Fear #3: I can’t do hard things. Sorry, Glennon but this is ultimately one of my biggest fears in life, not just associated with this project. What if, after all the time, money, and effort I can’t do the hard thing. What would that say about me? I get it, we can only learn from our failures. This I don’t disagree with. I know this now. However, I was an intense athlete growing up and failure was rarely something I was taught to learn from. Unless learning meant some sort of punishment consisting of intense and prolonged physical exertion. It becomes ingrained then the belief that failure is not a teaching tool but often the opposite. So, what happens if I can’t do hard things? What happens if I can’t do THIS hard thing? This is a spiral-causing fear. The tornado of fears.

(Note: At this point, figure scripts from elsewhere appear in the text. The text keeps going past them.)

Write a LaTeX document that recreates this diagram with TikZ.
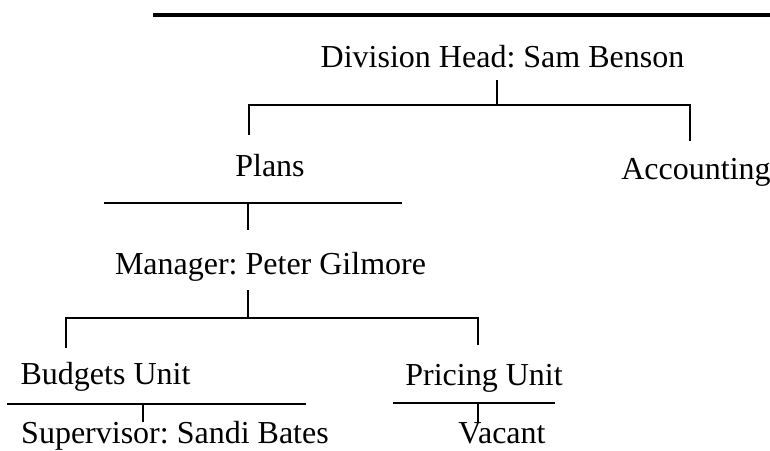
\documentclass[tikz,border=0pt]{standalone}
\usepackage{fontspec}
\setmainfont{Liberation Serif}
\frenchspacing

\tikzset{
	unit/.style={anchor=base, inner sep=0pt, font=\fontsize{32}{36}\selectfont},
	bar/.style={line width=2.7pt},
	topbar/.style={line width=3.2pt}
}

\begin{document}
\begin{tikzpicture}[x=1pt, y=-1pt]

\useasboundingbox (0,0) rectangle (770,450);

% Define coordinates.

	%top rule
	\coordinate (topL) at (153, 15);
	\coordinate (topR) at (770, 15);

	%division head
	\node[unit] (head) at (502.5, 67) {Division Head: Sam Benson};
	\coordinate (headStem) at (497, 80);
	\coordinate (divL) at (249, 105);
	\coordinate (divR) at (690, 105);
	\coordinate (plansTop) at (249, 135);
	\coordinate (acctTop) at (690, 141);

	%plans and accounting
	\node[unit] (plans) at (270, 176) {Plans};
	\node[unit] (acct) at (696, 179) {Accounting};
	\coordinate (plansL) at (104, 203);
	\coordinate (plansR) at (402, 203);
	\coordinate (plansStem) at (248, 230);

	%manager
	\node[unit] (mgr) at (270.5, 274) {Manager: Peter Gilmore};
	\coordinate (mgrStem) at (248, 290);
	\coordinate (mgrL) at (66, 318);
	\coordinate (mgrR) at (478, 318);
	\coordinate (budgTop) at (66, 348);
	\coordinate (priceTop) at (478, 345);

	%units
	\node[unit] (budg) at (105.5, 384) {Budgets Unit};
	\node[unit] (price) at (484, 385) {Pricing Unit};
	\coordinate (budgL) at (7, 404);
	\coordinate (budgR) at (306, 404);
	\coordinate (budgStem) at (143, 422);
	\coordinate (priceL) at (393, 403);
	\coordinate (priceR) at (555, 403);
	\coordinate (priceStem) at (478, 422);

	%supervisors
	\node[unit] (sup) at (175, 443) {Supervisor: Sandi Bates};
	\node[unit] (vac) at (502, 443) {Vacant};

% Draw lines.

	\draw[topbar] (topL) -- (topR);

	\draw[bar] (headStem) -- (headStem |- divL);
	\draw[bar] (plansTop) -- (divL) -- (divR) -- (acctTop);

	\draw[bar] (plansL) -- (plansR);
	\draw[bar] (plansStem |- plansL) -- (plansStem);

	\draw[bar] (mgrStem) -- (mgrStem |- mgrL);
	\draw[bar] (budgTop) -- (mgrL) -- (mgrR) -- (priceTop);

	\draw[bar] (budgL) -- (budgR);
	\draw[bar] (budgStem |- budgL) -- (budgStem);

	\draw[bar] (priceL) -- (priceR);
	\draw[bar] (priceStem |- priceL) -- (priceStem);

\end{tikzpicture}
\end{document}
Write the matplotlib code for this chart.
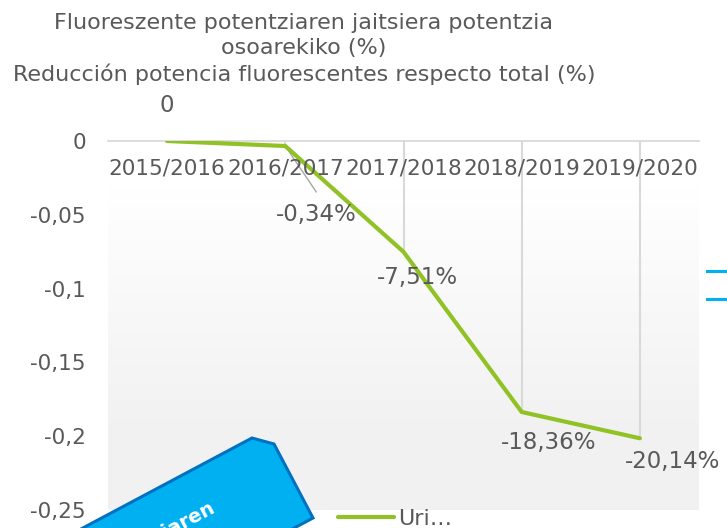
import numpy as np
import matplotlib.pyplot as plt
from matplotlib.patches import Polygon
from matplotlib.lines import Line2D

# data
seasons = ["2015/2016", "2016/2017", "2017/2018", "2018/2019", "2019/2020"]
reduction = [0.0, -0.0034, -0.0751, -0.1836, -0.2014]
point_labels = ["0", "-0,34%", "-7,51%", "-18,36%", "-20,14%"]
y_ticks = [0, -0.05, -0.1, -0.15, -0.2, -0.25]
y_tick_labels = ["0", "-0,05", "-0,1", "-0,15", "-0,2", "-0,25"]
series_name = "Uri…"

title = ("Fluoreszente potentziaren jaitsiera potentzia\nosoarekiko (%)\n"
         "Reducción potencia fluorescentes respecto total (%)")

GREEN = "#90C226"
GREY_TXT = "#595959"
GRID = "#d9d9d9"

W, H = 727, 528
plt.rcParams['font.family'] = ['DejaVu Sans']
fig = plt.figure(figsize=(W / 100, H / 100), dpi=100)
ax = fig.add_axes([108 / W, 1 - 510 / H, 591 / W, 369 / H])

x = np.arange(len(seasons))
ax.set_xlim(-0.5, len(seasons) - 0.5)
ax.set_ylim(-0.25, 0)

# plot area gradient (white -> light grey)
grad = np.linspace(0, 1, 200)
grad = np.clip(grad / 0.72, 0, 1)
c0 = np.array([1.0, 1.0, 1.0])
c1 = np.array([0.949, 0.949, 0.949])
img = (c0[None, :] * (1 - grad[:, None]) + c1[None, :] * grad[:, None])[:, None, :]
ax.imshow(img, extent=(-0.5, len(seasons) - 0.5, -0.25, -0.031),
          aspect='auto', zorder=0, interpolation='bilinear')

# drop lines from each point to the axis
ax.vlines(x, reduction, 0, colors=GRID, lw=1.5, zorder=1)

# leader line for the second label
ax.annotate("", xy=(x[1], reduction[1]), xytext=(31, -46),
            textcoords='offset pixels',
            arrowprops=dict(arrowstyle='-', color='#a6a6a6', lw=1,
                            shrinkA=0, shrinkB=0), zorder=2)

ax.plot(x, reduction, color=GREEN, lw=3, solid_capstyle='round',
        solid_joinstyle='round', zorder=3, label=series_name)

# data labels
offsets = [(0, 36), (31, -68), (14, -26), (27, -31), (33, -23)]
for xi, yi, lab, off in zip(x, reduction, point_labels, offsets):
    ax.annotate(lab, (xi, yi), xytext=off, textcoords='offset pixels',
                ha='center', va='center', fontsize=16.5, color=GREY_TXT,
                zorder=4, annotation_clip=False)

# category labels sit just under the zero line
ax.set_xticks([])
for xi, s in zip(x, seasons):
    ax.annotate(s, (xi, 0), xytext=(0, -27), textcoords='offset pixels',
                ha='center', va='center', fontsize=15.5, color=GREY_TXT)

ax.set_yticks(y_ticks)
ax.set_yticklabels(y_tick_labels)
ax.tick_params(axis='y', length=0, pad=16, labelsize=15.5, labelcolor=GREY_TXT)

for side in ['left', 'right', 'bottom']:
    ax.spines[side].set_visible(False)
ax.spines['top'].set_color(GRID)
ax.spines['top'].set_linewidth(1.3)

fig.text(304 / W, 1 - 49 / H, title, ha='center', va='center',
         multialignment='center', linespacing=1.3, fontsize=16,
         color=GREY_TXT)

leg = ax.legend(loc='center left', bbox_to_anchor=(338 / W, 1 - 519 / H),
                bbox_transform=fig.transFigure, frameon=False, borderpad=0,
                borderaxespad=0, handlelength=2.5, handletextpad=0.2,
                fontsize=16)
for t in leg.get_texts():
    t.set_color(GREY_TXT)

# blue callout shape poking in at the bottom left
def px(p):
    return (p[0] / W, 1 - p[1] / H)

shape_px = [(252, 438), (274, 444), (313, 518), (136, 612), (-13, 579)]
fig.patches.append(Polygon([px(p) for p in shape_px], closed=True,
                           transform=fig.transFigure, facecolor='#00B0F0',
                           edgecolor='#0070C0', lw=2.2, zorder=10))
fig.text(216 / W, 1 - 511 / H, "potentziaren", rotation=28,
         rotation_mode='anchor', ha='right', va='baseline',
         fontsize=14, fontweight='bold', color='white', zorder=11)

# cut-off lines at the right edge
for yy in [271, 299]:
    fig.add_artist(Line2D([707 / W, 1.0], [1 - yy / H] * 2,
                          transform=fig.transFigure, color='#00B0F0', lw=2.2))

fig.savefig("out.png", dpi=100)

Why am I allowing myself to share these fears with you? See above: I’m nuts. But also, I am human. I am a human who is trying their very best to stay the course and create something of importance because it is something of importance. And not just to me. I know this now more than ever after being trusted so openly with peoples stories of fear and sadness and trauma as well as joy and love and acceptance. To succeed I must continue to check in with myself which often means doing this, writing it out, and why not be open about that? Why wouldn’t I share my vulnerabilities and trust in you the way so many have with me. It only seems fair, no?